Re: [orca-list] Announcing Speech Switch: making Linux a hospitable place for TTS engines like Voxin
- From: Bill Cox <waywardgeek gmail com>
- To: Alexandre ARNAUD <alexandre arnaud92 gmail com>
- Cc: Samuel Thibault <sthibault hypra fr>, Orca-list <orca-list gnome org>
- Subject: Re: [orca-list] Announcing Speech Switch: making Linux a hospitable place for TTS engines like Voxin
- Date: Thu, 10 Dec 2020 10:06:56 -0800
I agree, including the sd_voxin source would help a lot. I tried to recompile sd_voxin from the Oralux git repo, but there appears to be some functions missing from the code base (e.g. voxToString). The pre-built binary returns 21 from main, but I don't see code that could have generated that error, and since I can't rebuild it fromk source, I can't debug it. The older sd_ibmtts engine is reading all the `PF commands to control the punctuation of ibmtts as characters, rather than setting punctuation, which is anoying, but I can live with it for now.

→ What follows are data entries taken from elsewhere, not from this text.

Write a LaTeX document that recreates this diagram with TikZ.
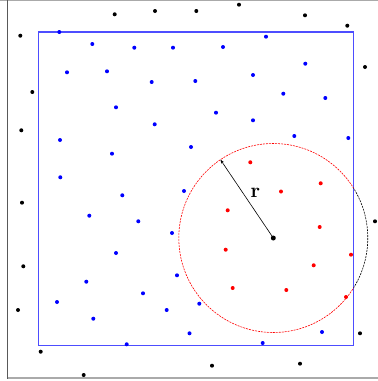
\documentclass[tikz,border=0pt]{standalone}
\usepackage{tikz}
\usetikzlibrary{arrows.meta}
\definecolor{boxBlue}{RGB}{77, 77, 255}
\definecolor{frameGray}{RGB}{170, 170, 170}

\begin{document}
\begin{tikzpicture}[x=1pt, y=-1pt, font=\small,
    pt/.style={radius=2},
    ring/.style={line width=0.6pt, dash pattern=on 2pt off 1pt}]
  \useasboundingbox (0,0) rectangle (378,381);
  % screenshot frame
  \draw[frameGray, line width=1.5pt] (0,0.7) -- (378,0.7);
  \draw[frameGray, line width=2pt] (7,378.3) -- (378,378.3);
  \draw[black!65, line width=1pt] (7.3,0) -- (7.3,379);

  % sampling window
  \draw[boxBlue, line width=1.1pt] (38.7,32) rectangle (353.7,345.3);

  % points outside the window
  \foreach \x/\y in {114.7/14.3, 155/11, 20.3/35.7, 32.3/92, 21.3/130.3,
      196.3/11, 239/4.7, 305/15.3, 347.3/25.7, 365/67, 22/202.7,
      23.3/266.3, 18/310, 40.7/351.7, 83.7/375, 375/221.3, 360/333.3,
      212/365.7, 300/363.7}
    \fill[black] (\x,\y) circle[pt];

  % points inside the window
  \foreach \x/\y in {59.3/32, 92.3/44, 134.3/47.7, 173/47.7, 67/72.3,
      107/71.3, 151.7/82, 116/107.3, 154.7/124.3, 60/140, 112/153.7,
      60.3/177.3, 266/36.7, 223/47, 305.3/63.7, 195.3/81, 253/75,
      283.3/93.7, 325.3/98, 216/112.7, 253/120.3, 294.3/136, 348.3/138,
      191/147, 122.3/195.3, 184/191, 89.3/215.7, 138.3/221.3, 172/233,
      116/253, 177/275.3, 86.3/281.7, 143/293.3, 57/302, 93.3/318.7,
      166.7/310, 189.5/333.3, 126.7/344.3, 199.3/303.7, 322/332, 262.7/343}
    \fill[blue] (\x,\y) circle[pt];

  % neighbours within r
  \foreach \x/\y in {250.3/162.3, 320.7/183.3, 281/191.5, 227.7/210.3,
      319.7/227, 225.7/249.7, 351/254.7, 313.7/265.3, 232.7/288,
      286.3/290, 346/297}
    \fill[red] (\x,\y) circle[pt];

  \coordinate (c) at (273.3,238);
  \path (c) ++(-124:94.5) coordinate (rim);

  % circle of radius r, split at the window edge
  \begin{scope}
    \clip (38.7,32) rectangle (353.7,345.3);
    \draw[red, ring] (c) circle[radius=94.5];
  \end{scope}
  \begin{scope}
    \clip (353.7,0) rectangle (378,381);
    \draw[black, ring] (c) circle[radius=94.5];
  \end{scope}

  \fill[black] (c) circle[radius=2.5];
  \draw[line width=0.6pt, -{Stealth[length=4pt, width=3pt]}] (c) -- (rim);
  \node[font=\huge\bfseries] (rlab) at (255.5,193) {r};
\end{tikzpicture}
\end{document}
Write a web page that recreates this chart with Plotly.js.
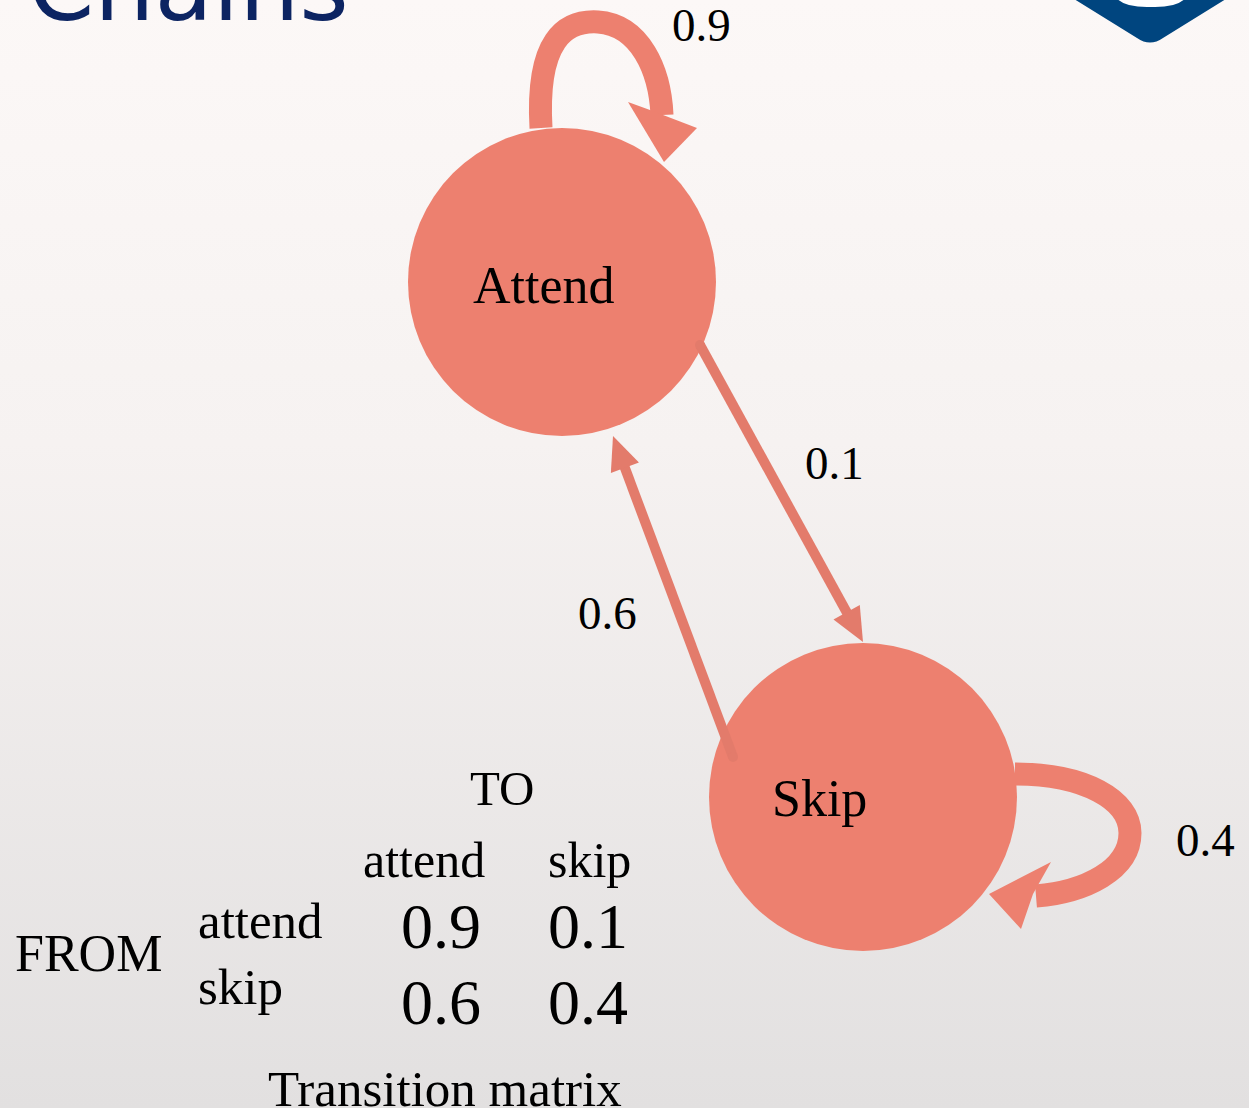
<!DOCTYPE html>
<html>
<head>
<meta charset="utf-8">
<script src="https://cdn.plot.ly/plotly-3.0.1.min.js"></script>
<style>
  html, body { margin: 0; padding: 0; }
  body { width: 1249px; height: 1108px; background: linear-gradient(#fcf8f7 0%, #f6f2f1 40%, #e2e0e0 100%); overflow: hidden; }
  #chart { width: 1249px; height: 1108px; }
</style>
</head>
<body>
<div id="chart"></div>
<script>
// ---------------- data ----------------
const states = ["Attend", "Skip"];
const transitionValues = [
  [0.9, 0.1],
  [0.6, 0.4]
];
const matrixColLabels = ["attend", "skip"];
const matrixRowLabels = ["attend", "skip"];
const matrixToLabel = "TO";
const matrixFromLabel = "FROM";
const matrixCaption = "Transition matrix";
const slideTitle = "Chains";

// ---------------- layout / styling (positions in page pixels) ----------------
const W = 1249, H = 1108;
const nodeColor = "#ED806F";
const arrowColor = "#E37B6B";
const serif = "Liberation Serif, Times New Roman, serif";
const nodeCenter = { Attend: [562, 282], Skip: [863, 797] };
const nodeRadius = 154;
const nodeLabelShift = { Attend: [-18, 3], Skip: [-44, 1] };

// straight edges: start offset and tip offset relative to source/target centers
const straightEdgeGeom = {
  "0-1": { from: [138, 63], to: [0, -155], label: [834, 463] },
  "1-0": { from: [-130, -40], to: [51, 154], label: [607, 613] }
};
// self loops relative to node center
const loopGeom = {
  0: { path: [[-21,-154],[-26,-242],[3,-262],[36,-260],[78,-257],[98,-212],[100,-167]],
       head: [[66,-180],[88,-172],[135,-154],[102,-120]], label: [701, 25] },
  1: { path: [[152,-23],[222,-23],[267,3],[267,36],[267,73],[222,95],[173,99]],
       head: [[188,65],[170,97],[158,132],[126,97]], label: [1205, 840] }
};

function P(c, o) { return [c[0] + o[0], c[1] + o[1]]; }

const shapes = [];
const annotations = [];

// logo in top-right corner
shapes.push({ type: "path", xref: "x", yref: "y", layer: "above",
  path: "M 1066,-6 L 1137,38 Q 1150,47 1163,38 L 1234,-6 Z",
  fillcolor: "#00457F", line: { width: 0 } });
shapes.push({ type: "path", xref: "x", yref: "y", layer: "above",
  path: "M 1114,-6 Q 1120,8 1151,7 Q 1182,8 1188,-6 Z",
  fillcolor: "#FFFFFF", line: { width: 0 } });

// edges built from the transition matrix
for (let i = 0; i < states.length; i++) {
  for (let j = 0; j < states.length; j++) {
    const v = transitionValues[i][j];
    if (i === j) {
      const g = loopGeom[i];
      const c = nodeCenter[states[i]];
      const p = g.path.map(o => P(c, o));
      shapes.push({ type: "path", xref: "x", yref: "y", layer: "above",
        path: `M ${p[0]} C ${p[1]} ${p[2]} ${p[3]} C ${p[4]} ${p[5]} ${p[6]}`,
        line: { color: nodeColor, width: 23 } });
      const h = g.head.map(o => P(c, o));
      shapes.push({ type: "path", xref: "x", yref: "y", layer: "above",
        path: `M ${h[0]} L ${h[1]} L ${h[2]} L ${h[3]} Z`,
        fillcolor: nodeColor, line: { width: 0 } });
      annotations.push({ x: g.label[0], y: g.label[1], text: String(v), showarrow: false,
        font: { family: serif, size: 47, color: "#000" } });
    } else {
      const g = straightEdgeGeom[i + "-" + j];
      const s = P(nodeCenter[states[i]], g.from);
      const t = P(nodeCenter[states[j]], g.to);
      const dx = t[0] - s[0], dy = t[1] - s[1];
      const L = Math.hypot(dx, dy);
      const ux = dx / L, uy = dy / L, nx = -uy, ny = ux;
      const hl = 34, hw = 15;
      const b = [t[0] - ux * hl, t[1] - uy * hl];
      shapes.push({ type: "line", xref: "x", yref: "y", layer: "above",
        x0: s[0], y0: s[1], x1: b[0] + ux * 2, y1: b[1] + uy * 2,
        line: { color: arrowColor, width: 10 } });
      shapes.push({ type: "circle", xref: "x", yref: "y", layer: "above",
        x0: s[0] - 5, x1: s[0] + 5, y0: s[1] - 5, y1: s[1] + 5,
        fillcolor: arrowColor, line: { width: 0 } });
      shapes.push({ type: "path", xref: "x", yref: "y", layer: "above",
        path: `M ${t[0]},${t[1]} L ${b[0] + nx * hw},${b[1] + ny * hw} L ${b[0] - nx * hw},${b[1] - ny * hw} Z`,
        fillcolor: arrowColor, line: { width: 0 } });
      annotations.push({ x: g.label[0], y: g.label[1], text: String(v), showarrow: false,
        font: { family: serif, size: 47, color: "#000" } });
    }
  }
}

// node labels
states.forEach(s => {
  annotations.push({ x: nodeCenter[s][0], y: nodeCenter[s][1], text: s, showarrow: false,
    xshift: nodeLabelShift[s][0], yshift: -nodeLabelShift[s][1],
    font: { family: serif, size: 52, color: "#000" } });
});

// transition matrix table
const colX = [424, 589], headerY = 860;
const rowY = [921, 987];
const numColX = [441, 588], numRowY = [926, 1002];
annotations.push({ x: 502, y: 788, text: matrixToLabel, showarrow: false,
  font: { family: serif, size: 49, color: "#000" } });
annotations.push({ x: 88, y: 953, text: matrixFromLabel, showarrow: false,
  font: { family: serif, size: 52, color: "#000" } });
matrixColLabels.forEach((t, k) => annotations.push({ x: colX[k], y: headerY, text: t, showarrow: false,
  font: { family: serif, size: 50, color: "#000" } }));
matrixRowLabels.forEach((t, k) => annotations.push({ x: 196, y: rowY[k], text: t, showarrow: false, xanchor: "left",
  font: { family: serif, size: 51, color: "#000" } }));
for (let i = 0; i < 2; i++) for (let j = 0; j < 2; j++) {
  annotations.push({ x: numColX[j], y: numRowY[i], text: transitionValues[i][j].toFixed(1), showarrow: false,
    font: { family: serif, size: 64, color: "#000" } });
}
annotations.push({ x: 445, y: 1089, text: matrixCaption, showarrow: false,
  font: { family: serif, size: 51, color: "#000" } });

// slide title (cut off at top)
annotations.push({ x: 26, y: 44, text: slideTitle, showarrow: false, xanchor: "left", yanchor: "bottom",
  font: { family: "DejaVu Sans, sans-serif", size: 95, color: "#0C2462" } });

// nodes as a scatter trace (marker size in px == diameter since 1 unit = 1 px)
const trace = {
  type: "scatter", mode: "markers",
  x: states.map(s => nodeCenter[s][0]),
  y: states.map(s => nodeCenter[s][1]),
  marker: { size: nodeRadius * 2, color: nodeColor, line: { width: 0 }, opacity: 1 },
  hoverinfo: "none", cliponaxis: false
};

const layout = {
  width: W, height: H,
  margin: { l: 0, r: 0, t: 0, b: 0, pad: 0 },
  paper_bgcolor: "rgba(0,0,0,0)", plot_bgcolor: "rgba(0,0,0,0)",
  showlegend: false,
  xaxis: { range: [0, W], visible: false, fixedrange: true },
  yaxis: { range: [H, 0], visible: false, fixedrange: true },
  shapes: shapes, annotations: annotations
};

Plotly.newPlot("chart", [trace], layout, { displayModeBar: false, staticPlot: true });
</script>
</body>
</html>
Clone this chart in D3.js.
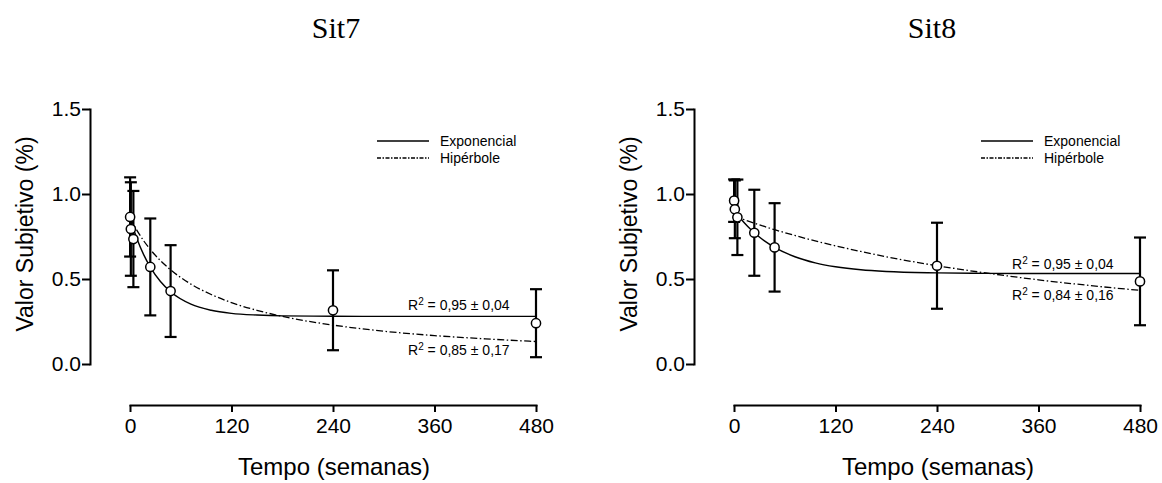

I run a beta version of Google's internal Debian-based Linux so that when a11y breaks I can help fix it before it hits all our blind Googlers who use our internal distro. Espeak works fine, but I think most of us rely on Voxin. I don't have any ideas for fixing the problem without access to the full sd_voxin source, so I'm writing a new Speech-Dispatcher module, which I'm calling speechsw. I've got a portable binary for ibmtts that works from the command line, so I just need to finish the speechsw module to have a more stable alternative folks can fall back to when sd_voxin stops working.
I hope I can work with the Speech-Dispatcher deves to offer this new module bundled in Speech-Dispatcher once it is ready and the code is approved by the team. The main benefit is the ability to copy the sub-modules I've built between distros and have them just work. I currently put the sub modules are currently in /usr/lib/speechsw. The new Speech-Dispatcher module talkes to the sub-modules over stdin/stdout, just like Speech-Dispatcher talks to modules. If the new speechsw module were compiled for each release of each distro just like the Espeak modules, it should be reliable, and the binaries in /usr/lib/speechsw should work on any distro.
Anyway, this is the only way I currently see to get Eloquence working quickly on our internal Linux distro, and blind coworkers are likely to have their favorite TTS break soon. I hope to have a solution for them in a few days.
I 100% agree with what Samuel said. I don't think we need an
alternative to Speech Dispatcher but coding effort to improve
application we're using (Firefox, LibreOffice, etc).
Speech Dispatcher has never been hostile to commercial TTS, in the
past years two proprietary speech synthesizer has been made
compatible with it, I talk about Voxygen and the Kali TTS and I
don't count Nuance Vocalizer one. I think the Oralux Vocalizer
modules should be shipped with Speech Dispatcher to avoid
compatibility issues in the future.
I think the main problem is the testing process and collaboration
between different parties. We couldn't avoid all bugs even with the
software you're writing. We couldn't request Samuel to do all the
job itself to code and test every scenario of every users in its
spare time.
If you've any proposal, don't hesitate to open pull request against
Speech Dispatcher.
Le 02/12/2020 à 18:29, Samuel Thibault
via orca-list a écrit :
Bill Cox via orca-list, le mer. 02 déc. 2020 08:27:18 -0800, a ecrit:
The problem is the architecture of Speech Dispatcher, which is hostile
to commercial TTS engines.
That's pure FUD. It is *not*, on the contrary!! The module approach
allows to integrate them by stuffing a binary in the right place.
The issues that we had with the voxin module were due to missing
*communication* and bugs, out of lack of testing. Creating *yet another*
speech server project will not help in that regard, and only bring
confusion to the accessibility stack.
It will also split the maintenance effort: speech dispatcher contains
symbol tables, drivers for various speech syntheses etc. Will you spend
the time to maintain all of this?
I don't see why creating yet another project. Why not just contributing
to the existing project?
Really, I don't understand, I can only interpret this as a slap in the
face and that cannot help me find motivation to continue contributing to
the accesibility stack (brlapi, orca braille driver, bugs in Xorg, bugs
in Wayland, etc.).
Really, can't we just work *together* rather that forking things here
and there yet again, bringing yet more confusion? Contribute code to
speech dispatcher and it'll just work. Did you actually try?